** START OF Source data **

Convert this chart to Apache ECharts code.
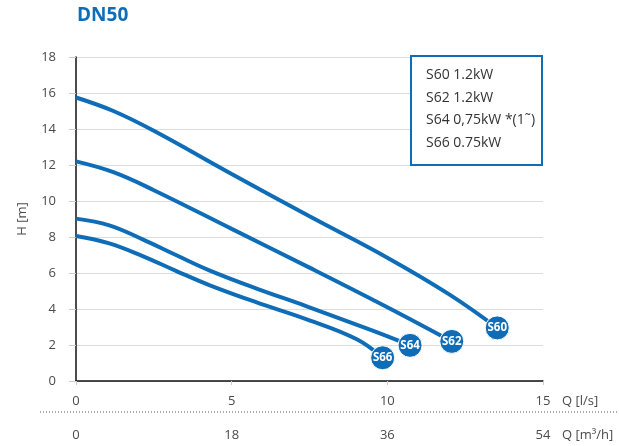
<!DOCTYPE html>
<html><head><meta charset="utf-8">
<script src="https://cdn.jsdelivr.net/npm/echarts@6/dist/echarts.min.js"></script>
<style>html,body{margin:0;padding:0;background:#fff}#c{width:619px;height:446px}</style>
</head><body><div id="c"></div>
<script>
const title = 'DN50';
const seriesNames = ['S60', 'S62', 'S64', 'S66'];
const legendLines = ['S60 1.2kW', 'S62 1.2kW', 'S64 0,75kW *(1˜)', 'S66 0.75kW'];
const s60 = [[0,15.75],[1.2,15.0],[2.5,13.9],[5,11.5],[7.5,9.15],[10,6.85],[12,4.8],[13.53,2.95]];
const s62 = [[0,12.2],[1.2,11.6],[2.5,10.6],[5,8.45],[7.5,6.3],[10,4.1],[12.07,2.2]];
const s64 = [[0,9.02],[1.07,8.65],[2.14,7.87],[3.21,7.0],[4.28,6.15],[5.78,5.15],[7.41,4.15],[9.55,2.78],[10.73,1.98]];
const s66 = [[0,8.06],[1.07,7.65],[2.14,6.94],[3.21,6.12],[4.28,5.33],[5.78,4.38],[7.41,3.43],[9.02,2.32],[9.85,1.29]];
const xTicksLs = [0, 5, 10, 15];
const xTicksM3h = [0, 18, 36, 54];
const yTicks = [0, 2, 4, 6, 8, 10, 12, 14, 16, 18];
const xName1 = 'Q [l/s]';
const xName2 = 'Q [m³/h]';
const yName = 'H [m]';

const BLUE = '#0f6db7';
const TXT = '#4a4a4a';
const FONT = '"Open Sans", "Noto Sans", sans-serif';
const allData = [s60, s62, s64, s66];

const chart = echarts.init(document.getElementById('c'));
chart.setOption({
  animation: false,
  textStyle: {fontFamily: FONT},
  grid: {left: 76, right: 76, top: 57, bottom: 65},
  xAxis: [{
    type: 'value', min: xTicksLs[0], max: xTicksLs[xTicksLs.length-1], interval: 5,
    axisLine: {show: true, onZero: false, lineStyle: {color: '#111', width: 1.5}},
    axisTick: {show: true, length: 4, lineStyle: {color: '#ccc'}},
    axisLabel: {color: TXT, fontSize: 13, margin: 14, fontFamily: FONT},
    splitLine: {show: false}
  }, {
    type: 'value', position: 'bottom', offset: 34,
    min: xTicksM3h[0], max: xTicksM3h[xTicksM3h.length-1], interval: 18,
    axisLine: {show: false}, axisTick: {show: false},
    axisLabel: {color: TXT, fontSize: 13, margin: 14, fontFamily: FONT},
    splitLine: {show: false}
  }],
  yAxis: {
    type: 'value', min: yTicks[0], max: yTicks[yTicks.length-1], interval: 2,
    name: yName, nameLocation: 'middle', nameGap: 47, nameRotate: 90,
    nameTextStyle: {color: TXT, fontSize: 13, fontFamily: FONT},
    axisLine: {show: true, onZero: false, lineStyle: {color: '#111', width: 1.5}},
    axisTick: {show: true, length: 7, lineStyle: {color: '#ccc'}},
    axisLabel: {color: TXT, fontSize: 13, margin: 20, fontFamily: FONT},
    splitLine: {show: true, lineStyle: {color: '#dcdcdc', width: 1}}
  },
  series: seriesNames.map((n, i) => ({
    name: n, type: 'line', xAxisIndex: 0, data: allData[i], smooth: 0.4,
    symbol: 'none', lineStyle: {color: BLUE, width: 4},
    markPoint: {
      symbol: 'circle', symbolSize: 24,
      itemStyle: {color: BLUE, borderColor: '#fff', borderWidth: 1},
      label: {show: true, formatter: n, color: '#fff', fontWeight: 'bold', fontSize: 11.5, fontFamily: FONT},
      data: [{coord: allData[i][allData[i].length-1]}]
    }
  })),
  graphic: [
    {type: 'text', z: 100, left: 77, top: 6, style: {text: title, fill: BLUE, font: 'bold 19px ' + FONT}},
    {type: 'rect', z: 100, shape: {x: 411, y: 56, width: 131, height: 109}, style: {fill: '#fff', stroke: BLUE, lineWidth: 2}},
    ...legendLines.map((t, i) => ({type: 'text', z: 101, x: 426, y: 75 + i*22.7, style: {text: t, fill: '#333', font: '14px ' + FONT, textVerticalAlign: 'middle'}})),
    {type: 'line', z: 100, shape: {x1: 40, y1: 412, x2: 619, y2: 412}, style: {stroke: '#555', lineWidth: 1, lineDash: [1, 2]}},
    {type: 'text', z: 100, x: 562, y: 401, style: {text: xName1, fill: TXT, font: '13px ' + FONT, textVerticalAlign: 'middle'}},
    {type: 'text', z: 100, x: 562, y: 435, style: {text: xName2, fill: TXT, font: '13px ' + FONT, textVerticalAlign: 'middle'}}
  ]
});
</script></body></html>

** END OF Source data **

## Set task
Restate the data word for word from its first line through the line with "const allData = [s60, s62, s64, s66];", leaving out any picture along the way.

## Full answer
Convert this chart to Apache ECharts code.
<!DOCTYPE html>
<html><head><meta charset="utf-8">
<script src="https://cdn.jsdelivr.net/npm/echarts@6/dist/echarts.min.js"></script>
<style>html,body{margin:0;padding:0;background:#fff}#c{width:619px;height:446px}</style>
</head><body><div id="c"></div>
<script>
const title = 'DN50';
const seriesNames = ['S60', 'S62', 'S64', 'S66'];
const legendLines = ['S60 1.2kW', 'S62 1.2kW', 'S64 0,75kW *(1˜)', 'S66 0.75kW'];
const s60 = [[0,15.75],[1.2,15.0],[2.5,13.9],[5,11.5],[7.5,9.15],[10,6.85],[12,4.8],[13.53,2.95]];
const s62 = [[0,12.2],[1.2,11.6],[2.5,10.6],[5,8.45],[7.5,6.3],[10,4.1],[12.07,2.2]];
const s64 = [[0,9.02],[1.07,8.65],[2.14,7.87],[3.21,7.0],[4.28,6.15],[5.78,5.15],[7.41,4.15],[9.55,2.78],[10.73,1.98]];
const s66 = [[0,8.06],[1.07,7.65],[2.14,6.94],[3.21,6.12],[4.28,5.33],[5.78,4.38],[7.41,3.43],[9.02,2.32],[9.85,1.29]];
const xTicksLs = [0, 5, 10, 15];
const xTicksM3h = [0, 18, 36, 54];
const yTicks = [0, 2, 4, 6, 8, 10, 12, 14, 16, 18];
const xName1 = 'Q [l/s]';
const xName2 = 'Q [m³/h]';
const yName = 'H [m]';

const BLUE = '#0f6db7';
const TXT = '#4a4a4a';
const FONT = '"Open Sans", "Noto Sans", sans-serif';
const allData = [s60, s62, s64, s66];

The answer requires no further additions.